:: Dataset content

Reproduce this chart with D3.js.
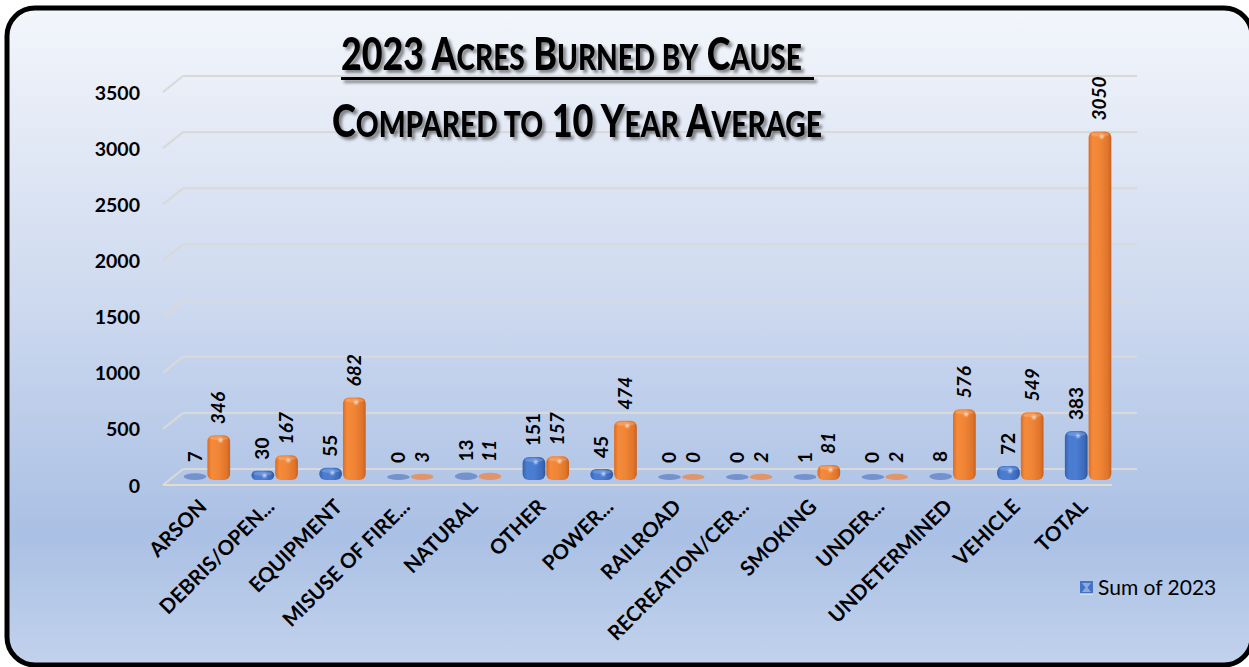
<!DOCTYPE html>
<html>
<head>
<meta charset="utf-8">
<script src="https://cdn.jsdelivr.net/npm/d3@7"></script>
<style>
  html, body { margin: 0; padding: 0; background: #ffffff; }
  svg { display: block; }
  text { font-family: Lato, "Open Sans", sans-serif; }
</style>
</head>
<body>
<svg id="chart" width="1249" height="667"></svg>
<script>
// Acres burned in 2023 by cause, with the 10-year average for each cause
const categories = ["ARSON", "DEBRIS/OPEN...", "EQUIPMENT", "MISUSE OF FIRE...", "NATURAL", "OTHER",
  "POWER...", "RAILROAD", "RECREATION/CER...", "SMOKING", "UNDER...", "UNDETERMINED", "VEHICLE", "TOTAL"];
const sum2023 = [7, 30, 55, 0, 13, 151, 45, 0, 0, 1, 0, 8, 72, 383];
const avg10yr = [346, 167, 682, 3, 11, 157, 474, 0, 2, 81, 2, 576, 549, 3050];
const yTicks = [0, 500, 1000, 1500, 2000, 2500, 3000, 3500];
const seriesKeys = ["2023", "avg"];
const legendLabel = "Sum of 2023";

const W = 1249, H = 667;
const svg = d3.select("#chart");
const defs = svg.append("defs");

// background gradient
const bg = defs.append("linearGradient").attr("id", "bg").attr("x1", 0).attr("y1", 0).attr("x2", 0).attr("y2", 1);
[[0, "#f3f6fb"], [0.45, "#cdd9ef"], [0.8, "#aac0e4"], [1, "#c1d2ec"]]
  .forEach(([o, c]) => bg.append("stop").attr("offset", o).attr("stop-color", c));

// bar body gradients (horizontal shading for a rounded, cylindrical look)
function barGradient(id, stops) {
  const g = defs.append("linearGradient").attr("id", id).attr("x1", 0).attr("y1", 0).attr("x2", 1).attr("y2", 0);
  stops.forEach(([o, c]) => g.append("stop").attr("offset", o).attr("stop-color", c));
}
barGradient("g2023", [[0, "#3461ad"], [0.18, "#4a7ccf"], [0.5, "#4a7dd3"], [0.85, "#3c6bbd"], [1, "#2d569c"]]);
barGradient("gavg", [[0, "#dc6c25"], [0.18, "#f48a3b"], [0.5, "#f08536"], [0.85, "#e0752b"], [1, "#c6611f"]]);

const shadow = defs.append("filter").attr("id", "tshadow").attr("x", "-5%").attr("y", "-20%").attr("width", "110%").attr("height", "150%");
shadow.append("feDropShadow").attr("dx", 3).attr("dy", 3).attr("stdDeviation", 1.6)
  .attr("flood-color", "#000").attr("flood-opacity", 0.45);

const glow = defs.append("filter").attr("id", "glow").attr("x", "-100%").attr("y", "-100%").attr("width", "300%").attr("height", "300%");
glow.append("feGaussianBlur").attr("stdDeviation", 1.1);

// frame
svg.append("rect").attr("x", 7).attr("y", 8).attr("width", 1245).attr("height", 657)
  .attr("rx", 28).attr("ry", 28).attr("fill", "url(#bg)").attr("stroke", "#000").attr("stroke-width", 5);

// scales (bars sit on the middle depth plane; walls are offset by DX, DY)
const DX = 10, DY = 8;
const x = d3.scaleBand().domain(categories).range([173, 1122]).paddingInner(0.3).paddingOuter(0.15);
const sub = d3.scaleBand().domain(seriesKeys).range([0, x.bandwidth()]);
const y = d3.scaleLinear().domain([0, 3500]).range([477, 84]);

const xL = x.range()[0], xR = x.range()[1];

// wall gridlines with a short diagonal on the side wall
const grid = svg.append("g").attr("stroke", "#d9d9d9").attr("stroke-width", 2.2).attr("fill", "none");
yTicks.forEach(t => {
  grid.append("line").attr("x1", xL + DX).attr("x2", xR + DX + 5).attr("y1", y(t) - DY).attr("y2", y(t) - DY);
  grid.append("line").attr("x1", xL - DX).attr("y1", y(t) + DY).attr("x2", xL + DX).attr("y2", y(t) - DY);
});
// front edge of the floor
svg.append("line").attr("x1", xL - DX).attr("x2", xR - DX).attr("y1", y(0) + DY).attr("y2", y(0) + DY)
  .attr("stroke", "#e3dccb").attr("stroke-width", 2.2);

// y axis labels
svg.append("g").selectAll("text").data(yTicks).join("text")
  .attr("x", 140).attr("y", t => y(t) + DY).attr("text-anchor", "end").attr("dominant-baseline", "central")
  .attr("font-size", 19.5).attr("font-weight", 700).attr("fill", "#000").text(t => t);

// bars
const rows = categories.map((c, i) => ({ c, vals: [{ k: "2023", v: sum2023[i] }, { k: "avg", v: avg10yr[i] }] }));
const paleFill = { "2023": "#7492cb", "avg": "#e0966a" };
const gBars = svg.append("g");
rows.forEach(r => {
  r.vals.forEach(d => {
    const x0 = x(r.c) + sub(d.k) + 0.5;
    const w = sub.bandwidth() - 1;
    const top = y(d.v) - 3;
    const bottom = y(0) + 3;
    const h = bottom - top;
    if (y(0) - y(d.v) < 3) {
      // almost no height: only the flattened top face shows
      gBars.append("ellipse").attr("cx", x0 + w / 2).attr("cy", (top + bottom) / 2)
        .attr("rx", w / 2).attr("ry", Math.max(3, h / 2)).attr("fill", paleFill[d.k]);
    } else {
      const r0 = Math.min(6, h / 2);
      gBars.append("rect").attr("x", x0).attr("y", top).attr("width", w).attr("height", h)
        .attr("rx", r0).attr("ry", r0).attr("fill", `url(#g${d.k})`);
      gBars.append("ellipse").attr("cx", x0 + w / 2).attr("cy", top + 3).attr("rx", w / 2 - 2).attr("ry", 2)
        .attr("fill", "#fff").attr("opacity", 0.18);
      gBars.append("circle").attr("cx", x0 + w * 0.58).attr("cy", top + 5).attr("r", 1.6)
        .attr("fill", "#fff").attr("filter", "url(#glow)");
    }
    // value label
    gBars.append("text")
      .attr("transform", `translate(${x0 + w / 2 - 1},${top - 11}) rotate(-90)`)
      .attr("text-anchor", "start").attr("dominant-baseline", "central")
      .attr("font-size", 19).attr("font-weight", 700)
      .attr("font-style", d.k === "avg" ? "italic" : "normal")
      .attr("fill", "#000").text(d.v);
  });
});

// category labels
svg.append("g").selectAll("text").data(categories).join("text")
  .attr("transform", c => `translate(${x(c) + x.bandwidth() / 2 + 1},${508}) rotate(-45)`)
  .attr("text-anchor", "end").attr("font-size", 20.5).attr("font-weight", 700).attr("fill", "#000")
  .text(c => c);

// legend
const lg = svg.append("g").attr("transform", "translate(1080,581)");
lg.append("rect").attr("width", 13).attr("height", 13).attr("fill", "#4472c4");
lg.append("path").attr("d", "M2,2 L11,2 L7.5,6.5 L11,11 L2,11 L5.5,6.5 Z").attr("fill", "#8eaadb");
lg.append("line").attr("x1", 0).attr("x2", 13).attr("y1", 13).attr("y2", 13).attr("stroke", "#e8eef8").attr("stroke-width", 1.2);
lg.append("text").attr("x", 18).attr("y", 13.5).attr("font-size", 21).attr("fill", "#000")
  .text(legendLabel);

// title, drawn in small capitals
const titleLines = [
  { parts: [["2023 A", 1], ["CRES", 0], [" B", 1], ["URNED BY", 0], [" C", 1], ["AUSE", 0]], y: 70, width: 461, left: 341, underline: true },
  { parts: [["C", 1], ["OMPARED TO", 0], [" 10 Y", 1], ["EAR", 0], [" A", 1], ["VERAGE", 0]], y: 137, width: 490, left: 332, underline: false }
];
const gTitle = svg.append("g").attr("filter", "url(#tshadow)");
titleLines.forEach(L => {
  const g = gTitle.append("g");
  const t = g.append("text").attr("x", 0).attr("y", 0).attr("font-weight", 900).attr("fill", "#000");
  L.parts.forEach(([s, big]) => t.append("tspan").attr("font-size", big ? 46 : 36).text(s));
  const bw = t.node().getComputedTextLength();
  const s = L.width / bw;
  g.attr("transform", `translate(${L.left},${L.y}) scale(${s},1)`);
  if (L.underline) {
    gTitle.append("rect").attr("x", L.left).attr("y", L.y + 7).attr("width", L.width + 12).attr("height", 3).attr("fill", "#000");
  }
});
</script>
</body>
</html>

::::

- Short problem: Search the lines above for the string "chart", then show every one that has it.

- Answer for this exercise:
Reproduce this chart with D3.js.
<svg id="chart" width="1249" height="667"></svg>
const svg = d3.select("#chart");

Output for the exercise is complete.